How babies in the womb could control their mom’s metabolism

By Stephen Beech via SWNS

Babies in the womb use a "greedy" gene from dads to "remote control" mom into feeding them extra food, reveals new research.

Cambridge University scientists have discovered that fetuses use a copy of a gene inherited from their father to force their mother to release as many nutrients as possible during pregnancy,

They found that the unborn baby "remote controls" its mom’s metabolism so the two are in a nutritional tug-of-war.

The mother’s body wants the baby to survive but needs to keep enough glucose and fats circulating in her system for her own health to be able to deliver the baby, breastfeed and to reproduce again.

The study, published in the journal Cell Metabolism, examines how the placenta communicates with the mother through the release of hormones so she will accommodate her baby’s growth.

The placenta is a vital organ that develops with the fetus in pregnant women and other female mammals to support the developing fetus.

In pregnant mice, scientists selectively altered the signaling cells in the placenta that tell mothers to allocate nutrients to their developing fetuses.

Co-senior author Professor Amanda Sferruzzi-Perri a Fellow of St John’s College, said: “It’s the first direct evidence that a gene inherited from the father is signaling to the mother to divert nutrients to the fetus.”

Co-senior author Dr. Miguel Constancia, based at the Wellcome-MRC Institute of Metabolic Science, said: “The baby’s remote control system is operated by genes that can be switched on or off depending on whether they are a "dad’s" or "mom’s" gene, the so-called imprinted genes.

“Genes controlled by the father are ‘greedy’ and ‘selfish’ and will tend to manipulate maternal resources for the benefit of the fetuses, so as to grow them big and fittest.

"Although pregnancy is largely cooperative, there is a big arena for potential conflict between the mother and the baby, with imprinted genes and the placenta thought to play key roles.”

The team explained that the baby’s genes controlled by the father tend to promote fetal growth and those controlled by the mother tend to limit fetal growth.

Professor Sferruzzi-Perri said: “Those genes from the mother that limit fetal growth are thought to be a mother’s way of ensuring her survival, so she doesn’t have a baby that takes all the nutrients and is too big and challenging to birth.

"The mother also has a chance of having subsequent pregnancies, potentially with different males in the future to pass on her genes more widely.”

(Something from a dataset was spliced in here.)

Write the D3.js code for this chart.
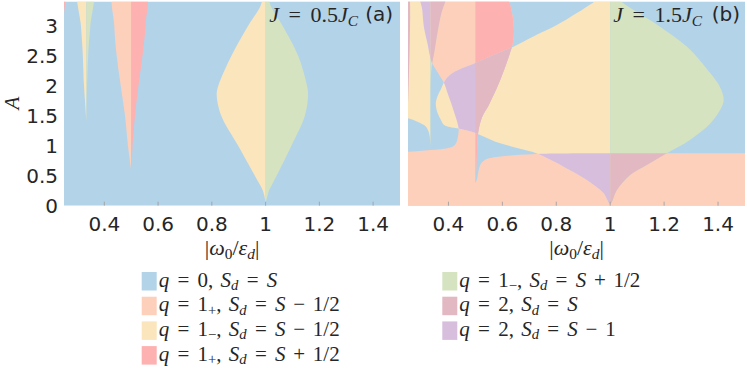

The Cambridge team deleted the expression of an important imprinted gene called Igf2, which provides instructions for making a protein called "Insulin Like Growth Factor 2."

Similar to the hormone insulin, which is responsible for making and controlling glucose levels in our circulation, the gene promotes fetal growth and plays a key part in the development of fetal tissues, including the placenta, liver and brain.

Study lead author Dr. Jorge Lopez-Tello said: “If the function of Igf2 from the father is switched off in signaling cells, the mother doesn’t make enough amounts of glucose and lipids – fats – available in her circulation.

"These nutrients therefore reach the fetus in insufficient amounts and the fetus doesn’t grow properly.”

The researchers found that deleting Igf2 from the placenta’s signaling cells affects the production of other hormones that modulate the way the mom’s pancreas produces insulin and how her liver and other metabolic organs respond.

Prof. Sferruzzi-Perri said: “We found Igf2 controls the hormones responsible for reducing insulin sensitivity in the mother during pregnancy.

"It means the mother’s tissues don’t absorb glucose so nutrients are more available in the circulation to be transferred to the fetus.”

She said babies with Igf2 gene defects can be overgrown or growth-stunted, adding: “Until now, we didn’t know that part of the Igf2 gene’s role is to regulate signaling to the mother to allocate nutrients to the fetus."

The mice studied were smaller at birth and their offspring showed early signs of diabetes and obesity in later life.

Prof. Sferruzzi-Perri said: “Our research highlights how important the controlled allocation of nutrients to the fetus is for the lifelong health of the offspring and the direct role the placenta plays.

“The placenta is an amazing organ. At the end of pregnancy, the placenta is delivered by the mother, but the memories of how the placenta was functioning leaves a lasting legacy on the way those fetal organs have developed and then how they’re going to function through life.”

She said future research could help scientists discover new ways to target the placenta to protect moms and babies.